Мы оба были лежачие, и швырял он их через две пустые кровати.
В меня летели шахматная доска, увесистые линейки, граненые стаканы, ботинки, книги в тяжелых переплетах.
Я старался защититься подушкой и одеялом, но шахматная доска рассекла мне пальцы, да и одеяло было не ватное.
Помню свое главное ощущение — тоскливое, смешанное с ужасом ожидание: "Неужели это никогда не кончится?"
Как ни странно, похожее чувство я испытал во время обстрела Ленинграда.
Уверяю вас, это очень страшно — слышать все от начала до конца: глухой далекий удар, нарастающий свист и близкий грохот разрыва.
И каждый раз мысль: пронесло, опять не в меня!
И знакомое, смешанное с ужасом ожидание — пожалуй, даже не ожидание, а просто тоска: "Неужели зто никогда не кончится?"
За окном грохочут пушки,
Стекла вышибло волной.
Я заткнул окно подушкой.
Но кругом — мороз сквозной.
112
За окном грохочут пушки,
Снег и вечер за окном.
Трум! — и на стекле подушка
Темным выступит пятном.
Трум! — в буфете звон посуды.
Трум! — не смерть ли? Все равно…
Никогда я не забуду
Это черное пятно.
ПОДКОВКИ –
Такие маленькие черные подковки — как бы из твердой резины, с забитыми в них зачем-то желтыми гвоздиками, которые мы выдергивали клещами.
Подковки эти нужно было варить много часов. Получалось нечто вроде студня. Солили и ели.

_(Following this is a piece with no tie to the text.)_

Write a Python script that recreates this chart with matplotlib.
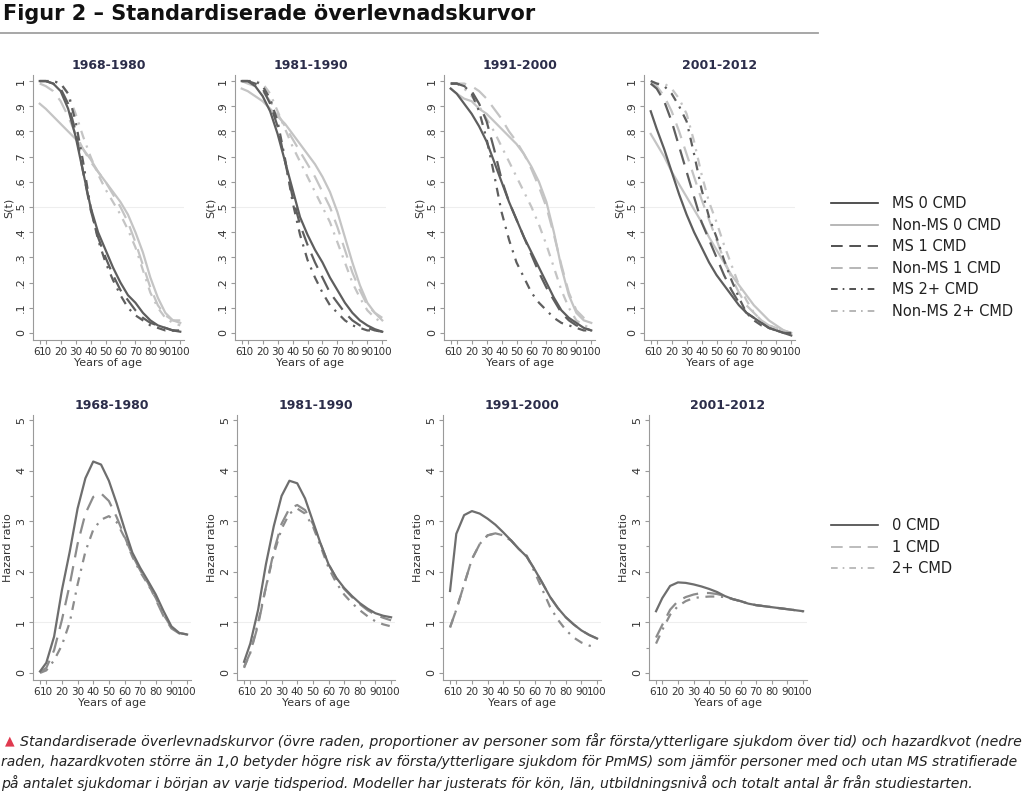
import matplotlib
matplotlib.use("Agg")
import matplotlib.pyplot as plt
from matplotlib.lines import Line2D
import numpy as np

ages = [6, 10, 15, 20, 25, 30, 35, 40, 45, 50, 55, 60, 65, 70, 75, 80, 85, 90, 95, 100]
periods = ["1968-1980", "1981-1990", "1991-2000", "2001-2012"]

# survival curves S(t), one list per group and period
ms0 = [
    [1.00, 1.00, 0.99, 0.96, 0.89, 0.78, 0.64, 0.50, 0.40, 0.33, 0.26, 0.20, 0.15, 0.12, 0.08, 0.05, 0.03, 0.02, 0.01, 0.005],
    [1.00, 1.00, 0.98, 0.94, 0.88, 0.79, 0.68, 0.57, 0.46, 0.39, 0.33, 0.28, 0.22, 0.17, 0.12, 0.08, 0.05, 0.03, 0.015, 0.005],
    [0.97, 0.95, 0.91, 0.87, 0.82, 0.76, 0.68, 0.60, 0.52, 0.45, 0.38, 0.32, 0.26, 0.20, 0.14, 0.09, 0.06, 0.04, 0.02, 0.01],
    [0.88, 0.81, 0.73, 0.64, 0.55, 0.47, 0.40, 0.34, 0.28, 0.23, 0.19, 0.15, 0.11, 0.08, 0.06, 0.04, 0.02, 0.01, 0.00, -0.01],
]
nonms0 = [
    [0.91, 0.89, 0.86, 0.83, 0.80, 0.77, 0.73, 0.69, 0.64, 0.60, 0.56, 0.52, 0.47, 0.40, 0.32, 0.22, 0.14, 0.08, 0.05, 0.04],
    [0.97, 0.96, 0.94, 0.92, 0.89, 0.86, 0.83, 0.79, 0.75, 0.71, 0.67, 0.62, 0.56, 0.48, 0.38, 0.28, 0.19, 0.12, 0.08, 0.05],
    [0.97, 0.95, 0.93, 0.92, 0.89, 0.87, 0.84, 0.81, 0.78, 0.75, 0.71, 0.66, 0.60, 0.52, 0.40, 0.26, 0.15, 0.08, 0.05, 0.04],
    [0.79, 0.75, 0.70, 0.64, 0.59, 0.54, 0.49, 0.44, 0.38, 0.33, 0.28, 0.23, 0.19, 0.15, 0.11, 0.08, 0.05, 0.03, 0.01, 0.00],
]
ms1 = [
    [1.00, 1.00, 0.99, 0.97, 0.91, 0.80, 0.64, 0.49, 0.38, 0.30, 0.23, 0.17, 0.13, 0.09, 0.06, 0.04, 0.03, 0.02, 0.01, 0.01],
    [1.00, 1.00, 0.99, 0.97, 0.91, 0.82, 0.68, 0.54, 0.43, 0.35, 0.28, 0.22, 0.16, 0.12, 0.08, 0.05, 0.03, 0.02, 0.01, 0.005],
    [0.99, 0.99, 0.98, 0.96, 0.91, 0.84, 0.73, 0.61, 0.52, 0.45, 0.38, 0.31, 0.24, 0.18, 0.13, 0.08, 0.05, 0.03, 0.02, 0.01],
    [0.99, 0.97, 0.92, 0.84, 0.74, 0.64, 0.54, 0.44, 0.37, 0.30, 0.23, 0.17, 0.12, 0.08, 0.06, 0.04, 0.02, 0.01, 0.00, 0.00],
]
nonms1 = [
    [0.99, 0.98, 0.96, 0.92, 0.86, 0.79, 0.73, 0.68, 0.64, 0.60, 0.55, 0.50, 0.44, 0.36, 0.27, 0.18, 0.11, 0.07, 0.05, 0.05],
    [1.00, 0.99, 0.98, 0.96, 0.92, 0.87, 0.82, 0.77, 0.72, 0.67, 0.62, 0.56, 0.50, 0.42, 0.33, 0.24, 0.17, 0.11, 0.08, 0.06],
    [0.99, 0.99, 0.99, 0.98, 0.96, 0.93, 0.89, 0.85, 0.80, 0.76, 0.71, 0.65, 0.58, 0.50, 0.39, 0.27, 0.16, 0.09, 0.06, 0.04],
    [0.99, 0.98, 0.94, 0.88, 0.80, 0.71, 0.62, 0.53, 0.45, 0.37, 0.29, 0.22, 0.16, 0.11, 0.08, 0.05, 0.03, 0.02, 0.01, 0.00],
]
ms2 = [
    [1.00, 1.00, 1.00, 0.99, 0.95, 0.84, 0.68, 0.50, 0.37, 0.28, 0.21, 0.15, 0.10, 0.07, 0.05, 0.03, 0.02, 0.01, 0.01, 0.005],
    [1.00, 1.00, 1.00, 0.98, 0.93, 0.84, 0.69, 0.52, 0.39, 0.29, 0.22, 0.16, 0.11, 0.08, 0.05, 0.03, 0.02, 0.01, 0.01, 0.005],
    [0.99, 0.99, 0.98, 0.95, 0.88, 0.77, 0.63, 0.48, 0.37, 0.28, 0.22, 0.16, 0.12, 0.09, 0.06, 0.04, 0.03, 0.02, 0.01, 0.01],
    [1.00, 0.99, 0.98, 0.95, 0.90, 0.84, 0.71, 0.57, 0.46, 0.38, 0.29, 0.21, 0.14, 0.08, 0.05, 0.03, 0.02, 0.01, 0.00, 0.00],
]
nonms2 = [
    [1.00, 1.00, 1.00, 0.99, 0.95, 0.87, 0.78, 0.70, 0.63, 0.57, 0.52, 0.47, 0.41, 0.34, 0.25, 0.16, 0.10, 0.06, 0.04, 0.03],
    [1.00, 1.00, 1.00, 0.99, 0.95, 0.88, 0.81, 0.74, 0.68, 0.62, 0.56, 0.50, 0.44, 0.36, 0.28, 0.20, 0.14, 0.09, 0.06, 0.04],
    [0.99, 0.99, 0.97, 0.94, 0.90, 0.85, 0.80, 0.74, 0.68, 0.62, 0.56, 0.50, 0.43, 0.35, 0.26, 0.17, 0.10, 0.05, 0.03, 0.02],
    [1.00, 0.99, 0.99, 0.97, 0.93, 0.87, 0.76, 0.63, 0.52, 0.44, 0.35, 0.27, 0.19, 0.13, 0.08, 0.05, 0.03, 0.02, 0.01, 0.00],
]

# hazard ratios MS vs non-MS
hr0 = [
    [0.03, 0.20, 0.72, 1.64, 2.40, 3.25, 3.85, 4.18, 4.12, 3.80, 3.35, 2.85, 2.38, 2.08, 1.82, 1.55, 1.22, 0.92, 0.79, 0.76],
    [0.22, 0.58, 1.25, 2.15, 2.90, 3.50, 3.80, 3.75, 3.45, 3.00, 2.55, 2.15, 1.88, 1.68, 1.52, 1.38, 1.27, 1.18, 1.13, 1.10],
    [1.62, 2.75, 3.12, 3.20, 3.15, 3.05, 2.93, 2.78, 2.62, 2.45, 2.30, 2.05, 1.78, 1.50, 1.28, 1.10, 0.96, 0.84, 0.75, 0.68],
    [1.22, 1.48, 1.72, 1.79, 1.78, 1.75, 1.71, 1.66, 1.60, 1.52, 1.46, 1.42, 1.37, 1.34, 1.32, 1.30, 1.28, 1.26, 1.24, 1.22],
]
hr1 = [
    [0.01, 0.10, 0.45, 1.05, 1.75, 2.55, 3.15, 3.48, 3.55, 3.40, 3.08, 2.70, 2.33, 2.03, 1.78, 1.45, 1.12, 0.88, 0.78, 0.76],
    [0.12, 0.40, 0.95, 1.70, 2.40, 2.95, 3.25, 3.32, 3.22, 2.95, 2.55, 2.15, 1.87, 1.66, 1.50, 1.36, 1.24, 1.15, 1.09, 1.04],
    [0.90, 1.25, 1.75, 2.25, 2.55, 2.72, 2.76, 2.72, 2.62, 2.45, 2.30, 2.05, 1.78, 1.50, 1.28, 1.10, 0.96, 0.84, 0.75, 0.68],
    [0.70, 0.95, 1.25, 1.42, 1.50, 1.55, 1.58, 1.58, 1.56, 1.52, 1.46, 1.42, 1.37, 1.34, 1.32, 1.30, 1.28, 1.26, 1.24, 1.22],
]
hr2 = [
    [0.00, 0.05, 0.25, 0.55, 1.00, 1.75, 2.40, 2.83, 3.03, 3.10, 2.98, 2.68, 2.30, 2.00, 1.75, 1.48, 1.15, 0.90, 0.79, 0.76],
    [0.10, 0.40, 1.00, 1.70, 2.35, 2.85, 3.15, 3.25, 3.15, 2.90, 2.50, 2.08, 1.78, 1.55, 1.38, 1.24, 1.12, 1.02, 0.96, 0.92],
    [0.90, 1.25, 1.75, 2.25, 2.55, 2.72, 2.76, 2.72, 2.62, 2.45, 2.32, 2.00, 1.65, 1.30, 1.05, 0.85, 0.70, 0.60, 0.54, 0.50],
    [0.58, 0.85, 1.15, 1.32, 1.42, 1.48, 1.50, 1.51, 1.51, 1.50, 1.46, 1.42, 1.37, 1.34, 1.32, 1.30, 1.28, 1.26, 1.24, 1.22],
]

x_ticks = [6, 10, 20, 30, 40, 50, 60, 70, 80, 90, 100]

W, H = 1024, 797
fig = plt.figure(figsize=(W / 100, H / 100), dpi=100)
plt.rcParams['font.family'] = ['DejaVu Sans']

dark = "#5e5e5e"
light = "#c4c4c4"
DASH = (7, 4)
DASHDOT = (4, 3, 1, 3)
navy = "#2b2d4a"


def px_axes(left, top, width, height):
    return fig.add_axes([left / W, 1 - (top + height) / H, width / W, height / H])


def style(ax, title):
    for s in ["top", "right"]:
        ax.spines[s].set_visible(False)
    for s in ["left", "bottom"]:
        ax.spines[s].set_color("#9a9a9a")
        ax.spines[s].set_linewidth(0.8)
    ax.set_xlim(1.5, 102.5)
    ax.set_xticks(x_ticks)
    ax.set_xticklabels([str(v) for v in x_ticks])
    ax.tick_params(axis="x", labelsize=7.5, colors="#9a9a9a", labelcolor="#333333", length=3, width=0.8, pad=2)
    ax.tick_params(axis="y", labelsize=8, colors="#9a9a9a", labelcolor="#333333", length=3, width=0.8,
                   labelrotation=90, pad=2)
    for lab in ax.get_yticklabels():
        lab.set_va("center")
    # "6" sits right up against "10", as in the original ("610")
    ax.get_xticklabels()[0].set_ha("right")
    ax.set_xlabel("Years of age", fontsize=8, color="#333333", labelpad=1)
    ax.set_title(title, fontsize=9, fontweight="bold", color=navy, pad=4)


# top row: survival curves
top_left = [33, 235, 444, 644]
for i, p in enumerate(periods):
    ax = px_axes(top_left[i], 75, 151, 265)
    ax.axhline(0.5, color="#eeeeee", lw=0.8, zorder=0)
    ax.plot(ages, nonms0[i], color=light, lw=1.6)
    ax.plot(ages, nonms1[i], color=light, lw=1.6, dashes=DASH)
    ax.plot(ages, nonms2[i], color=light, lw=1.6, dashes=DASHDOT)
    ax.plot(ages, ms0[i], color=dark, lw=1.6)
    ax.plot(ages, ms1[i], color=dark, lw=1.6, dashes=DASH)
    ax.plot(ages, ms2[i], color=dark, lw=1.6, dashes=DASHDOT)
    ax.set_ylim(-0.028, 1.024)
    yt = np.round(np.arange(0, 1.01, 0.1), 1)
    ax.set_yticks(yt)
    ax.set_yticklabels(["0"] + ["." + str(int(v * 10)) for v in yt[1:-1]] + ["1"])
    ax.set_ylabel("S(t)", fontsize=8, color="#333333", labelpad=2)
    style(ax, p)

# bottom row: hazard ratios
bot_left = [33, 237, 443, 649]
for i, p in enumerate(periods):
    ax = px_axes(bot_left[i], 415, 158, 265)
    ax.axhline(1, color="#eeeeee", lw=0.8, zorder=0)
    ax.plot(ages, hr2[i], color="#8c8c8c", lw=1.6, dashes=DASHDOT)
    ax.plot(ages, hr1[i], color="#8c8c8c", lw=1.6, dashes=DASH)
    ax.plot(ages, hr0[i], color="#6e6e6e", lw=1.6)
    ax.set_ylim(-0.14, 5.1)
    ax.set_yticks([0, 1, 2, 3, 4, 5])
    ax.set_yticks(np.arange(0.5, 5, 1.0), minor=True)
    ax.tick_params(axis="y", which="minor", length=2, colors="#9a9a9a", width=0.8)
    ax.set_ylabel("Hazard ratio", fontsize=8, color="#333333", labelpad=2)
    style(ax, p)

# legends
top_handles = [
    Line2D([], [], color="#333333", lw=1.2),
    Line2D([], [], color="#aaaaaa", lw=1.2),
    Line2D([], [], color="#333333", lw=1.2, dashes=DASH),
    Line2D([], [], color="#aaaaaa", lw=1.2, dashes=DASH),
    Line2D([], [], color="#333333", lw=1.2, dashes=DASHDOT),
    Line2D([], [], color="#aaaaaa", lw=1.2, dashes=DASHDOT),
]
top_labels = ["MS 0 CMD", "Non-MS 0 CMD", "MS 1 CMD", "Non-MS 1 CMD", "MS 2+ CMD", "Non-MS 2+ CMD"]
fig.legend(top_handles, top_labels, loc="upper left", bbox_to_anchor=(818 / W, 1 - 183 / H),
           frameon=False, fontsize=10.5, handlelength=3.2, handletextpad=1.0, labelspacing=0.45,
           labelcolor="#222222")

bot_handles = [
    Line2D([], [], color="#444444", lw=1.2),
    Line2D([], [], color="#b0b0b0", lw=1.2, dashes=DASH),
    Line2D([], [], color="#b0b0b0", lw=1.2, dashes=DASHDOT),
]
fig.legend(bot_handles, ["0 CMD", "1 CMD", "2+ CMD"], loc="upper left", bbox_to_anchor=(818 / W, 1 - 505 / H),
           frameon=False, fontsize=10.5, handlelength=3.2, handletextpad=1.0, labelspacing=0.45,
           labelcolor="#222222")

# heading
fig.text(3 / W, 1 - 14 / H, "Figur 2 – Standardiserade överlevnadskurvor", fontsize=15, fontweight="bold",
         color="#111111", va="center", ha="left")
fig.add_artist(Line2D([0, 818 / W], [1 - 33 / H, 1 - 33 / H], color="#a0a0a0", lw=1.3))

# caption
fig.text(5 / W, 1 - 741 / H, "▲", fontsize=9, color="#e0394f", va="center", ha="left")
caption = [
    "Standardiserade överlevnadskurvor (övre raden, proportioner av personer som får första/ytterligare sjukdom över tid) och hazardkvot (nedre",
    "raden, hazardkvoten större än 1,0 betyder högre risk av första/ytterligare sjukdom för PmMS) som jämför personer med och utan MS stratifierade",
    "på antalet sjukdomar i början av varje tidsperiod. Modeller har justerats för kön, län, utbildningsnivå och totalt antal år från studiestarten.",
]
cap_x = [20, 1, 1]
cap_y = [741, 762, 783]
cap_w = [1000, 1019, 968]
renderer = fig.canvas.get_renderer()
for line, x, y, w in zip(caption, cap_x, cap_y, cap_w):
    t = fig.text(x / W, 1 - y / H, line, fontsize=11, style="italic", color="#222222", va="center", ha="left",
                 family=["Liberation Sans Narrow", "DejaVu Sans"])
    ext = t.get_window_extent(renderer)
    t.set_fontsize(11 * w / ext.width)

fig.savefig("out.png", dpi=100)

Горчицу вымачивали три дня. Потом пекли лепешки. Говорят, часто это приводило к язве желудка.
Грызли горькую дуранду, жевали несъедобные шроты.
Кошек и собак не пробовал, за что благодарен судьбе до нынешнего дня.

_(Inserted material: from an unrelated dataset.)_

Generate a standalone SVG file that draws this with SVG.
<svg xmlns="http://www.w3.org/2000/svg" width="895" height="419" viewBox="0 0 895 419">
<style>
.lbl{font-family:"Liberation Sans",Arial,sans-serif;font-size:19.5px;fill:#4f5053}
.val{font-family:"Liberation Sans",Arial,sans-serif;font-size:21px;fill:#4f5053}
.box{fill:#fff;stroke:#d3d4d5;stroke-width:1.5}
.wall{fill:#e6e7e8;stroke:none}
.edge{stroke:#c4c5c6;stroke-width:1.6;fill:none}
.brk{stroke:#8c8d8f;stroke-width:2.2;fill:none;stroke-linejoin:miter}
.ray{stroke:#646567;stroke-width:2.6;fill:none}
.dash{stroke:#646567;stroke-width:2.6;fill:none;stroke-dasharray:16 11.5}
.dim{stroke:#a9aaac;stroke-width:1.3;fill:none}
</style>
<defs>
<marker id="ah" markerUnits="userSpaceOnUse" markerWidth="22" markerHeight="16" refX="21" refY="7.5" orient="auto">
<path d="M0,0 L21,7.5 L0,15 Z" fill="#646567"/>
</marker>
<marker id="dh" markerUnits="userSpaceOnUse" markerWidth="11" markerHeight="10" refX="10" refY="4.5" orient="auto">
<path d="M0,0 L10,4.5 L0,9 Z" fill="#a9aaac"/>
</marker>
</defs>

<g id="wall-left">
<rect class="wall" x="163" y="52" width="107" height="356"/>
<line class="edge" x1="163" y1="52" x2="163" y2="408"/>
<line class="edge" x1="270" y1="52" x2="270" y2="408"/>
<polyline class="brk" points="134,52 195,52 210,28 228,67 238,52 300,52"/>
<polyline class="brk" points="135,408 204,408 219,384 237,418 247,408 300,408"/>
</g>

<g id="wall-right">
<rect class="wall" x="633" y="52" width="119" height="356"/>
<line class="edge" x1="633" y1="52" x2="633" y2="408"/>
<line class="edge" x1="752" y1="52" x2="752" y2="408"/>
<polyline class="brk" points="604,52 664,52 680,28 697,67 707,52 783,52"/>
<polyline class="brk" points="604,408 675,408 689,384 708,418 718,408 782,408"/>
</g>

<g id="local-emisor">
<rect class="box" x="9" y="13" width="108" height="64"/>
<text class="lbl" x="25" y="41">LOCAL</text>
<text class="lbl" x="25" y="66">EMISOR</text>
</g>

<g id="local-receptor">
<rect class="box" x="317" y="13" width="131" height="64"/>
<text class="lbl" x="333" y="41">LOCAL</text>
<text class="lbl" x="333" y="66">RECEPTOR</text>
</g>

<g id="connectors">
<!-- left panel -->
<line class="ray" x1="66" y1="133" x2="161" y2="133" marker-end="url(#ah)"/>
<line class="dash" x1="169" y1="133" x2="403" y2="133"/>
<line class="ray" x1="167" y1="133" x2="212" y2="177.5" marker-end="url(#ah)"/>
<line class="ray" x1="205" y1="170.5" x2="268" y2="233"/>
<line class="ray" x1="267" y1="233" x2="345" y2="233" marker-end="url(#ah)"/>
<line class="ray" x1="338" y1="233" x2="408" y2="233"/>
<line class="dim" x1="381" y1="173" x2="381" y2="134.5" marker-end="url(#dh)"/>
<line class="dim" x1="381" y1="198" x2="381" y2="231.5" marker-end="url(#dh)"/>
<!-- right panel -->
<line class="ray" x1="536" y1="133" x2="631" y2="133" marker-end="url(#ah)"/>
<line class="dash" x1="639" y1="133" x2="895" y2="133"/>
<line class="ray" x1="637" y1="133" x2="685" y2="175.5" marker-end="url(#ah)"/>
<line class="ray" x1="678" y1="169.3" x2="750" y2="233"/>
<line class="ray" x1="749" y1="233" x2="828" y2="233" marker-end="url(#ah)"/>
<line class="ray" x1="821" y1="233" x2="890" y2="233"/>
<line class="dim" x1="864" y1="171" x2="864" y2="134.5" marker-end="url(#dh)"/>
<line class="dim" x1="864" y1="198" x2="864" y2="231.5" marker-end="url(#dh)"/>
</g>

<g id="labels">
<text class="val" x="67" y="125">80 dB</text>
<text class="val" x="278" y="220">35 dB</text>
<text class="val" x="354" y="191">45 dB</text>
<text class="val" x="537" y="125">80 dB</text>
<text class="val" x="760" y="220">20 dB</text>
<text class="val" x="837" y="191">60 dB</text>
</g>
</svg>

В первые послеголодные годы я мог съесть 100–150 грамм масла без всего — даже вспоминать противно.
И теперь, через сорок лет после блокадной зимы, перед каждой вечеринкой во мне оживает страх, и я нудничаю:
— А вы в булочную сходили?
На меня сердятся.
— Да сходим еще, успеется!
А я то и дело представляю себе: булочная закрыта, стол ломится от салатов и разносолов, но на нем нет самого главного — хлеба.
113
КАК ЭТО СЛУЧИЛОСЬ –
Папиной сестре, тете Рахили, неожиданно повезло. Ночью пришли арестовывать соседа по квартире — крупного спекулянта. (Вероятно, у него-то мама и покупала подковки.)
В последнюю минуту он ухитрился выбросить толстую пачку денег.
Тетя Рахиль наткнулась на них уже днем, когда несла в кухню кастрюлю снега. Пачка лопнула и купюры лежали на полу жирным веером.
В блокадном Ленинграде деньги мало что значили, однако сумма была так велика, что могла спасти от голодной смерти.
Половину тетя Рахиль отдала нам. Стала возможной эвакуация.
Но не хотелось, Боже мой, как не хотелось!
Странно устроен человек: я ничем не мог помочь моему городу, я мог только замерзнуть, погибнуть от истощения, пропасть. И все же отъезд ощущался, как предательство.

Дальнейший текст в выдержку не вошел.